## [Requirements]
Each entry that follows must be output without any deviation.

## [Source material]

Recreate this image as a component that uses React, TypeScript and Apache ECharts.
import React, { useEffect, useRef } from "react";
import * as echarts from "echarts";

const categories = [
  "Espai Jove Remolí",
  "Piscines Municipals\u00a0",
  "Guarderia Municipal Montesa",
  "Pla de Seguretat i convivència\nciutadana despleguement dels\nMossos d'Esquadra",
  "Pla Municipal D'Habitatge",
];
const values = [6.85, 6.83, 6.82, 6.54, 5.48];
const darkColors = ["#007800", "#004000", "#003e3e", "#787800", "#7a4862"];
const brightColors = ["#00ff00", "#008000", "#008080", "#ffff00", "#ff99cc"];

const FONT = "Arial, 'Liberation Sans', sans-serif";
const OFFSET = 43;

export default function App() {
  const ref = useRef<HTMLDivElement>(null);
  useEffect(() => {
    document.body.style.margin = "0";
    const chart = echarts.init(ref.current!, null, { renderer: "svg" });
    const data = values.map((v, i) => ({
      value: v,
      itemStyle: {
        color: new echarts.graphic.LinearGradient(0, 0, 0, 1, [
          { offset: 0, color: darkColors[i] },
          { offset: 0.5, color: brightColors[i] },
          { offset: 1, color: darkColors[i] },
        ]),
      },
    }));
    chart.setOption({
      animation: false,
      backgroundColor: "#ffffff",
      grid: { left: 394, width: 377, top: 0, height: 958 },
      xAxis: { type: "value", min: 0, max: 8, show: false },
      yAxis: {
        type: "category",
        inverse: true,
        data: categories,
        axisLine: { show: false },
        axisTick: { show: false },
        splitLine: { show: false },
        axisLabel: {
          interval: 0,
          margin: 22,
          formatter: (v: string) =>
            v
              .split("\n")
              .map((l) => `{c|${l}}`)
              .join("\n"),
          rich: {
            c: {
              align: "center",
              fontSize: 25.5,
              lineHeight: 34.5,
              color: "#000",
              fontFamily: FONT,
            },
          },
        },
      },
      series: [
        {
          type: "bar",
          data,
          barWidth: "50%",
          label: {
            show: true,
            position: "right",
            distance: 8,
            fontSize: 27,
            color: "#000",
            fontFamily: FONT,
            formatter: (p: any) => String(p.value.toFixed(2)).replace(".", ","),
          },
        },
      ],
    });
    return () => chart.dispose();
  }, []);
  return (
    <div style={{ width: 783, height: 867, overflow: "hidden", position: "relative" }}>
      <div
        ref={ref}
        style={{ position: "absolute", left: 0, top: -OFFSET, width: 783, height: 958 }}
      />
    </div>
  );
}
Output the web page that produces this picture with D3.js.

## [Result of the exercise]
Recreate this image as a component that uses React, TypeScript and Apache ECharts.
import React, { useEffect, useRef } from "react";
import * as echarts from "echarts";

const categories = [
  "Espai Jove Remolí",
  "Piscines Municipals\u00a0",
  "Guarderia Municipal Montesa",
  "Pla de Seguretat i convivència\nciutadana despleguement dels\nMossos d'Esquadra",
  "Pla Municipal D'Habitatge",
];
const values = [6.85, 6.83, 6.82, 6.54, 5.48];
const darkColors = ["#007800", "#004000", "#003e3e", "#787800", "#7a4862"];
const brightColors = ["#00ff00", "#008000", "#008080", "#ffff00", "#ff99cc"];

const FONT = "Arial, 'Liberation Sans', sans-serif";
const OFFSET = 43;

export default function App() {
  const ref = useRef<HTMLDivElement>(null);
  useEffect(() => {
    document.body.style.margin = "0";
    const chart = echarts.init(ref.current!, null, { renderer: "svg" });
    const data = values.map((v, i) => ({
      value: v,
      itemStyle: {
        color: new echarts.graphic.LinearGradient(0, 0, 0, 1, [
          { offset: 0, color: darkColors[i] },
          { offset: 0.5, color: brightColors[i] },
          { offset: 1, color: darkColors[i] },
        ]),
      },
    }));
    chart.setOption({
      animation: false,
      backgroundColor: "#ffffff",
      grid: { left: 394, width: 377, top: 0, height: 958 },
      xAxis: { type: "value", min: 0, max: 8, show: false },
      yAxis: {
        type: "category",
        inverse: true,
        data: categories,
        axisLine: { show: false },
        axisTick: { show: false },
        splitLine: { show: false },
        axisLabel: {
          interval: 0,
          margin: 22,
          formatter: (v: string) =>
            v
              .split("\n")
              .map((l) => `{c|${l}}`)
              .join("\n"),
          rich: {
            c: {
              align: "center",
              fontSize: 25.5,
              lineHeight: 34.5,
              color: "#000",
              fontFamily: FONT,
            },
          },
        },
      },
      series: [
        {
          type: "bar",
          data,
          barWidth: "50%",
          label: {
            show: true,
            position: "right",
            distance: 8,
            fontSize: 27,
            color: "#000",
            fontFamily: FONT,
            formatter: (p: any) => String(p.value.toFixed(2)).replace(".", ","),
          },
        },
      ],
    });
    return () => chart.dispose();
  }, []);
  return (
    <div style={{ width: 783, height: 867, overflow: "hidden", position: "relative" }}>
      <div
        ref={ref}
        style={{ position: "absolute", left: 0, top: -OFFSET, width: 783, height: 958 }}
      />
    </div>
  );
}
Output the web page that produces this picture with D3.js.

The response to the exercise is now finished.